### The task
Print the listing below from its opening line through the line holding "(find_label) [idlabel, lightBlue]", both ends included.

### Extracted records

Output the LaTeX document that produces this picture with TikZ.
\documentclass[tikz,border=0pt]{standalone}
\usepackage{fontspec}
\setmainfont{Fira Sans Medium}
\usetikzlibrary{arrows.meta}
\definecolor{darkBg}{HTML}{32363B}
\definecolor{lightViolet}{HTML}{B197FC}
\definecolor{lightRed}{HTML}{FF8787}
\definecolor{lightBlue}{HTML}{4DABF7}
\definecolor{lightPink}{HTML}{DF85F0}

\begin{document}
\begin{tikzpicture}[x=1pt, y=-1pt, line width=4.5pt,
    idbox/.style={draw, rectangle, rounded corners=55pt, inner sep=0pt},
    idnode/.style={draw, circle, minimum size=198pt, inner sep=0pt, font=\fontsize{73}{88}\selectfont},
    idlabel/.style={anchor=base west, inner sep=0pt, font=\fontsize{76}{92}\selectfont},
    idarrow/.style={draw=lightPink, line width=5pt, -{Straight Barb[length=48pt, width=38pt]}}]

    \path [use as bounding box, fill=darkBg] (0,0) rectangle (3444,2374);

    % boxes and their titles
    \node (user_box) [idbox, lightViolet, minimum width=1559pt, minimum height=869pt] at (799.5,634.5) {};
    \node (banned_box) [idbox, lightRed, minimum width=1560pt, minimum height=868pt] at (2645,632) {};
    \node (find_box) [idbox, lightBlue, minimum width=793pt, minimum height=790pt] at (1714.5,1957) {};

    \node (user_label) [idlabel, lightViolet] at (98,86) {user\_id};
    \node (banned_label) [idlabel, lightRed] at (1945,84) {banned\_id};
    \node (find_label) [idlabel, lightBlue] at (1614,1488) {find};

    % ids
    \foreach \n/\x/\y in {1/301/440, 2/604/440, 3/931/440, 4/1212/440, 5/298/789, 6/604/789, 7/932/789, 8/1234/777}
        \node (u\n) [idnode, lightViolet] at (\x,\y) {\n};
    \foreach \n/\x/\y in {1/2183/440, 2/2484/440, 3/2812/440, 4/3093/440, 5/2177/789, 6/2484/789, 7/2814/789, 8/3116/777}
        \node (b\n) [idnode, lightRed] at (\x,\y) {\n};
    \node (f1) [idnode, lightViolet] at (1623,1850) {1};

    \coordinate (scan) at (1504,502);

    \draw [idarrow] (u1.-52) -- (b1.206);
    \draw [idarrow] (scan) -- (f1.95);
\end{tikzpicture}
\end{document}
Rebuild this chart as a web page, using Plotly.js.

### The completed task
Output the LaTeX document that produces this picture with TikZ.
\documentclass[tikz,border=0pt]{standalone}
\usepackage{fontspec}
\setmainfont{Fira Sans Medium}
\usetikzlibrary{arrows.meta}
\definecolor{darkBg}{HTML}{32363B}
\definecolor{lightViolet}{HTML}{B197FC}
\definecolor{lightRed}{HTML}{FF8787}
\definecolor{lightBlue}{HTML}{4DABF7}
\definecolor{lightPink}{HTML}{DF85F0}

\begin{document}
\begin{tikzpicture}[x=1pt, y=-1pt, line width=4.5pt,
    idbox/.style={draw, rectangle, rounded corners=55pt, inner sep=0pt},
    idnode/.style={draw, circle, minimum size=198pt, inner sep=0pt, font=\fontsize{73}{88}\selectfont},
    idlabel/.style={anchor=base west, inner sep=0pt, font=\fontsize{76}{92}\selectfont},
    idarrow/.style={draw=lightPink, line width=5pt, -{Straight Barb[length=48pt, width=38pt]}}]

    \path [use as bounding box, fill=darkBg] (0,0) rectangle (3444,2374);

    % boxes and their titles
    \node (user_box) [idbox, lightViolet, minimum width=1559pt, minimum height=869pt] at (799.5,634.5) {};
    \node (banned_box) [idbox, lightRed, minimum width=1560pt, minimum height=868pt] at (2645,632) {};
    \node (find_box) [idbox, lightBlue, minimum width=793pt, minimum height=790pt] at (1714.5,1957) {};

    \node (user_label) [idlabel, lightViolet] at (98,86) {user\_id};
    \node (banned_label) [idlabel, lightRed] at (1945,84) {banned\_id};
    \node (find_label) [idlabel, lightBlue] at (1614,1488) {find};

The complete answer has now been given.